When misconduct happens at a distance
The harder problem distributed work introduces is that the office-wide signal of "something is wrong" goes quiet. Harassment, retaliation, fraud and discrimination still happen in remote teams; they happen in DMs, in 1:1 video calls and in private channels where nobody else is watching. The water-cooler observation route that used to surface complaints informally is not there.
That makes formal reporting channels load-bearing rather than ceremonial. Anonymous, persistent reporting routes are the only mechanism that scales across time zones and reporting lines. The 2025 NAVEX benchmark, drawn from 4,052 organisations and 2.37 million reports, recorded a median of 1.65 reports per 100 employees, with retaliation reports rising in both volume and severity year over year. Responding to those reports well, especially when the same person raises the same problem twice, is a separate skill leaders cannot ignore.
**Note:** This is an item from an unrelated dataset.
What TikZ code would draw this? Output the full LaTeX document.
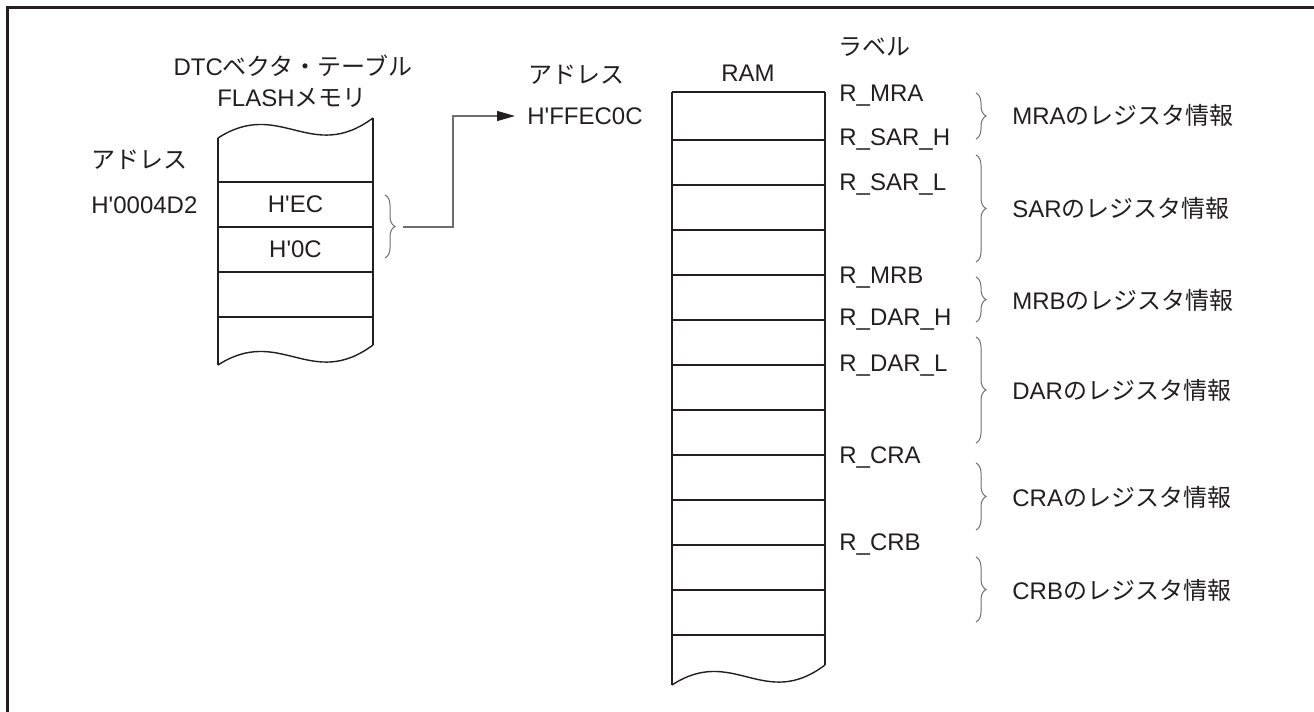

The companies whose remote and hybrid arrangements still work haven't found a secret. They have stopped trying to recreate the office at home and started designing for the reality of distributed staff: flexibility the law increasingly demands anyway, communication shaped to be searchable rather than synchronous, recognition reconstructed in places everyone can see, trust instead of monitoring, and reporting channels good enough to catch what nobody else will. This is the long-term shape of knowledge work, and the leaders who treat it that way keep their people.